Mit dem Roman Die Nacht des Hexers beginnt 1973 nicht nur die literarische Karriere John Sinclairs, sondern auch die Entwicklung eines einzigartigen Erzählkosmos innerhalb der deutschen Populärkultur. Als erster Band der Reihe »Gespenster-Krimi« führt der Text den Ermittler in eine Welt ein, die gleichermaßen von Kriminalität und Okkultismus durchdrungen ist. Bereits hier werden Motive etabliert, die sich durch die gesamte Reihe ziehen: das Spiel mit dem Übernatürlichen, der Kampf gegen das personifizierte Böse, die allmähliche Verwandlung des rationalen Ermittlers in eine mythisch überhöhte Figur, denn John Sinclair ist nichts weniger als der Sohn des Lichts.
Der Roman spielt in der fiktiven englischen Stadt Middlesbury, in der sich eine Reihe unerklärlicher Todesfälle ereignet. Die Opfer weisen Spuren auf, die auf übernatürliche Einflüsse schließen lassen. John Sinclair, damals noch ein klassischer Scotland-Yard-Ermittler ohne besondere Kenntnisse des Okkulten, wird mit dem Fall betraut.
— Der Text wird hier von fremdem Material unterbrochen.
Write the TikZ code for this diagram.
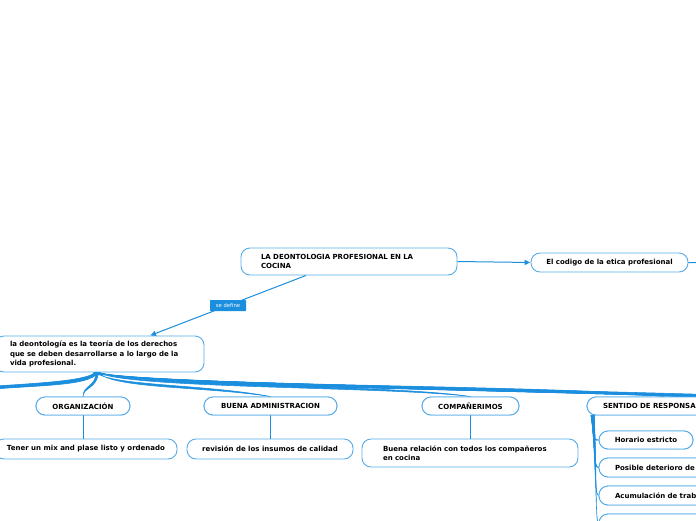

Seine Ermittlungen führen ihn zu Professor Ivan Orgow, einem brillanten, aber gefährlich abgedrifteten Wissenschaftler, der sich der Nekromantie verschrieben hat. Orgow experimentiert mit der Wiedererweckung von Toten und hat mit Hilfe eines Mediums eine Armee von Zombies erschaffen, mit deren Hilfe er seine Macht festigen will. Sinclair gelingt es schließlich, Orgow zu besiegen, doch der Roman endet mit dem unheilvollen Versprechen einer zukünftigen Rückkehr des Bösen.
Literarisch gesehen markiert »Die Nacht des Hexers« zwar nicht die Geburtsstunde eines neuen Genres im deutschsprachigen Heftroman, also einer Mischform aus Detektivroman und Horrorfiktion, wohl aber den Beginn einer der weltweit erfolgreichsten Serien. Zu Beginn ist Sinclair noch kein Geisterjäger, sondern ein Polizeibeamter, der durch die Konfrontation mit dem Übernatürlichen aus seiner rationalen Ordnung geworfen wird, obwohl es bereits eine Abteilung für paranormale Phänomene gibt. Sie wird von Superintendent James Powell geleitet. Dieser Moment der Destabilisierung bildet die Grundlage für seine weitere Charakterentwicklung. Seine Figur steht damit sinnbildlich für die Spannung zwischen Aufklärung und Aberglauben, zwischen Vernunft und Mythos, die die Serie durchzieht.
Die Figur Ivan Orgows steht exemplarisch für den Typus des „mad scientist“. Er ist nicht nur ein Antagonist, sondern zugleich eine Metapher für die Schattenseiten des wissenschaftlichen Fortschritts, die zum Ende der 60er Jahre bereits ziemlich beliebt war. Durch die Verbindung von Naturwissenschaft und Magie öffnet sich ein Raum des Kontrollverlusts, in dem Moral und Ethik ausgehebelt werden. Orgow wird so zum Spiegelbild einer Gesellschaft, die sich vor den Konsequenzen ihrer eigenen Wissbegierde fürchtet. Die erste Figur eines “verrückten Wissenschaftlers” in der Belletristik entstand in einem dunklen, kühlen Sommer des Jahres 1816, als die 19-jährige Mary Shelley die Figur des Doktor Victor Frankenstein schuf. Ivan Orgow ist nur eine der unzähligen Varianten davon.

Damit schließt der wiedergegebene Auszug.